The 2nd one is “Nomad: Mitigating Arbitrary Cloud Side Channels via Provider-Assisted Migration” by Soo-Jin Moon from Carnegie Mellon University. The goal of this paper is realize a general deployable system to defend against cloud side-channel attack. It simply use migration to mitigate such attacks, make sure the VMs not share the same physical machine for long time.


My prenstation is the last one in the last session. I should say it is OK with the talk (though still a little nervous), but for Q/A, it is quite embarrassed, 4 people ask 5 questions. However many of them are not clearly understood by myself.

3 about static analysis:

  • OpenSSL complicated, how to analysis it.
  • Prateek ask about whether do we consider about control dependence.
  • Why static is useful according to our mechanism

1 about VMFUNC security by prateek

1 about selective plaintext attack? Not quite understand.

The good thing is though I’m the last presentor, there are still a lot of questions, which means lots of people are interested in my work.

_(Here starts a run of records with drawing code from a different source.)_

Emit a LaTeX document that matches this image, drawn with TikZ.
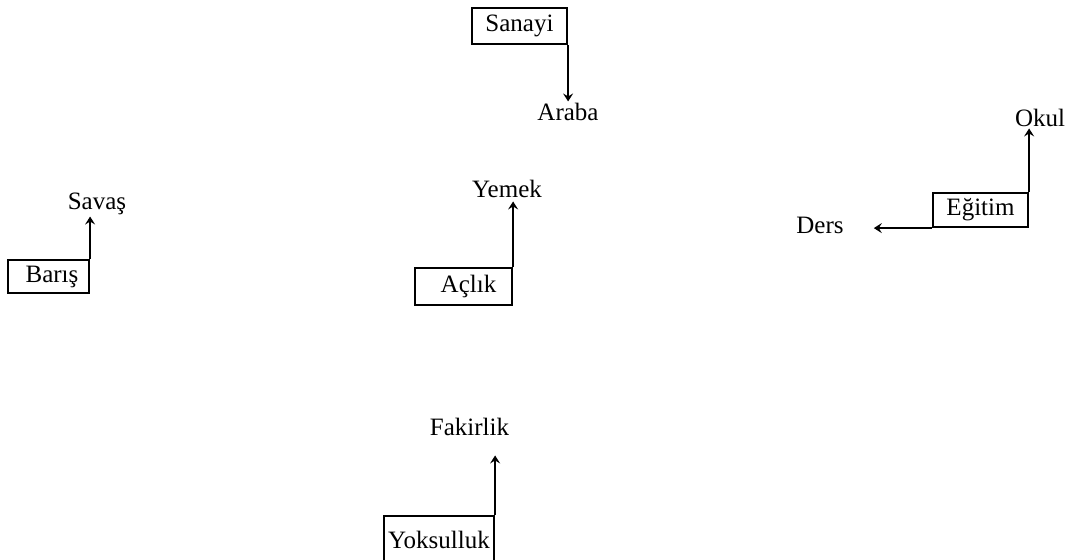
\documentclass[tikz,border=0pt]{standalone}
\usepackage{fontspec}
\setmainfont{Liberation Serif}
\usetikzlibrary{arrows.meta}
\tikzset{
  box/.style={draw, line width=2.2pt, inner sep=0pt, font=\fontsize{25}{30}\selectfont},
  lbl/.style={inner sep=2pt, font=\fontsize{25}{30}\selectfont},
  arr/.style={line width=2.2pt, -{Stealth[length=8pt,width=10pt,inset=3pt]}}
}
\begin{document}
\begin{tikzpicture}[x=1pt,y=-1pt]
\useasboundingbox (0,0) rectangle (1067,559);
\clip (0,0) rectangle (1067,559);
% Sanayi -> Araba
\node[box, minimum width=95pt, minimum height=36pt] (sanayi) at (519.5,26) {Sanayi};
\node[lbl, anchor=base] (araba) at (568,121) {Araba};
\draw[arr] (sanayi.south east) -- (araba.north -| sanayi.south east);
% Barış -> Savaş
\node[box, minimum width=81pt, minimum height=33pt] (baris) at (48.5,276.5) {\hspace{7pt}Barış};
\node[lbl, anchor=base] (savas) at (97,209) {Savaş};
\draw[arr] (baris.north east) -- (savas.south -| baris.north east);
% Açlık -> Yemek
\node[box, minimum width=97pt, minimum height=37pt] (aclik) at (463.5,286.5) {\hspace{10pt}Açlık};
\node[lbl, anchor=base] (yemek) at (507,197) {Yemek};
\draw[arr, shorten >=2pt] (aclik.north east) -- (yemek.south -| aclik.north east);
% Eğitim -> Okul, Ders
\node[box, minimum width=95pt, minimum height=34pt] (egitim) at (980.5,210) {Eğitim};
\node[lbl, anchor=base] (okul) at (1040,126) {Okul};
\node[lbl, anchor=base] (ders) at (820,233) {Ders};
\draw[arr] (egitim.north east) -- (okul.south -| egitim.north east);
\draw[arr, shorten >=28pt] (egitim.south west) -- (ders.east |- egitim.south west);
% Yoksulluk -> Fakirlik
\node[box, minimum width=110pt, anchor=north, inner ysep=15pt] (yoks) at (439,515) {Yoksulluk};
\node[lbl, anchor=base] (fakir) at (469.5,435) {Fakirlik};
\draw[arr, shorten >=18pt] (yoks.north east) -- (fakir.south -| yoks.north east);
\end{tikzpicture}
\end{document}
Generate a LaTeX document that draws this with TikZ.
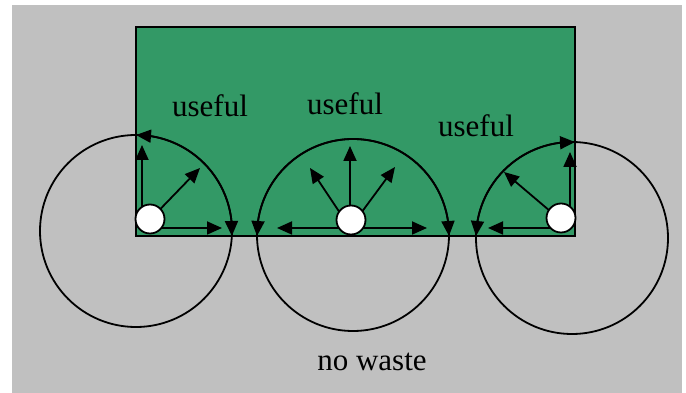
\documentclass[tikz,border=0pt]{standalone}
\usepackage{fontspec}
\setmainfont{Liberation Serif}
\usetikzlibrary{arrows.meta, bending}
\definecolor{seagreen}{RGB}{51,153,102}
\definecolor{panelgray}{RGB}{192,192,192}

\begin{document}
\begin{tikzpicture}[x=1pt, y=1pt, line width=1.8pt,
  ray/.style={-{Triangle[length=15pt,width=13pt]}},
  rayarc/.style={{Triangle[length=15pt,width=13pt]}-{Triangle[length=15pt,width=13pt]}},
  src/.style={circle, draw, fill=white, minimum size=29pt, inner sep=0pt},
  lbl/.style={anchor=base, inner sep=0pt, font=\fontsize{31}{36}\selectfont}]

\useasboundingbox (0,0) rectangle (686,393);

% --- layout helpers ---
\def\R{96}   % radius of each circle

% --- background and useful area ---
\fill[panelgray] (12,0) rectangle (682,388);
\draw[fill=seagreen] (136,157) rectangle (575,366);

% --- circle centres ---
\coordinate (c1) at (136,162);
\coordinate (c2) at (353,158);
\coordinate (c3) at (572,155);

\draw (c1) circle[radius=\R];
\draw (c2) circle[radius=\R];
\draw (c3) circle[radius=\R];

% --- useful arcs (inside the green) ---
\coordinate (a1) at ([shift={(-3:\R)}]c1);
\coordinate (a2) at ([shift={(-0.6:\R)}]c2);
\coordinate (a3) at ([shift={(88.2:\R)}]c3);
\draw[rayarc] (a1) arc[start angle=-3, end angle=90, radius=\R];
\draw[rayarc] (a2) arc[start angle=-0.6, end angle=180.6, radius=\R];
\draw[rayarc] (a3) arc[start angle=88.2, end angle=178.8, radius=\R];

% --- rays of the left source ---
\coordinate (o1) at (142,165);
\coordinate (t1up) at (142,248);
\coordinate (t1d) at (200,225);
\coordinate (t1r) at (222,165);
\draw[ray] (o1) -- (t1up);
\draw[ray] (o1) -- (t1d);
\draw[ray] (o1) -- (t1r);

% --- rays of the middle source ---
\coordinate (o2) at (350,165);
\coordinate (t2up) at (350,247);
\coordinate (t2dl) at (310,225);
\coordinate (t2dr) at (395,226);
\coordinate (t2l) at (277,165);
\coordinate (t2r) at (427,165);
\draw[ray] (o2) -- (t2up);
\draw[ray] (o2) -- (t2dl);
\draw[ray] (o2) -- (t2dr);
\draw[ray] (o2) -- (t2l);
\draw[ray] (o2) -- (t2r);

% --- rays of the right source ---
\coordinate (o3) at (570,165);
\coordinate (t3up) at (570,241);
\coordinate (t3d) at (504,221);
\coordinate (t3l) at (488,165);
\draw[ray] (o3) -- (t3up);
\draw[ray] (o3) -- (t3d);
\draw[ray] (o3) -- (t3l);

% --- sources ---
\node[src] (src1) at (150,174) {};
\node[src] (src2) at (351,173) {};
\node[src] (src3) at (561,175) {};

% --- labels ---
\node[lbl] (use1) at (210,276) {useful};
\node[lbl] (use2) at (345,278) {useful};
\node[lbl] (use3) at (476,256) {useful};
\node[lbl] (waste) at (372,22) {no waste};

\end{tikzpicture}
\end{document}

The bad things is I’m quite awkful!


Other topics and papers

There are some other papers I’m quite interested in but failed to listen to for some specific reasons. Simply list them here, and I’m going to read the paper later.

Session 1B: MAC OS and iOS Security
  • Cracking App Isolation on Apple: Unauthorized Cross-App Resource Access on MAC OS X and iOS by Luyi Xing (from Indiana University Bloomington)
Session 3B: Memory Randomization
  • Heisenbyte: Thwarting Memory Disclosure Attacks using Destructive Code Reads by Adrian Tang (from Columbia University)
  • ASLR-Guard: Stopping Address Space Leakage for Code Reuse Attacks by Kangjie Lu (from Georgia Institute of Technology)
Session 4B: Software Vulnerabilities
  • Unearthing Stealthy Program Attacks Buried in Extremely Long Execution Paths by Xiaokui Shu (from Virginia Tech)
  • From Collision to Exploitation: Unleashing Use-After-Free Vulnerabilities in Linux Kernel by Wen Xu (from SJTU)
Session 8C: Enhancing Trust
  • TrustOTP: Transforming Smartphones into Secure One-Time Password Tokens by Kun Sun (from College of William and Mary)
  • Clean Application Compartmentalization with SOAAP by Khilan Gudka (from University of Cambridge)
Session 10B: Mobile Device Attacks
  • From System Services Freezing to System Server Shutdown in Android: All You Need Is a Loop in an App by Heqing Huang (from The Pennsylvania State University)
  • When Good Becomes Evil: Keystroke Inference with Smartwatch by Xiangyu Liu (from The Chinese University of Hong Kong)

People meet in CCS

In CCS, I find myself not quite active in socializing with others. Most people I met and talked with are Chinese, either professors like Yan Huang, Kun Sun, Li Depeng, Yinqian Zhang, Yin Heng, Dongyan Xu, Long Lu, Xiapu Luo, or students like Guoxing Chen, Jian Liu, Xiaokuan Zhang, Qiuyu Xiao, Yaohui Chen.

I find there are so many Chinese in this community, this is the first time for me to step into this community, I hope there are other oppotunities in the future.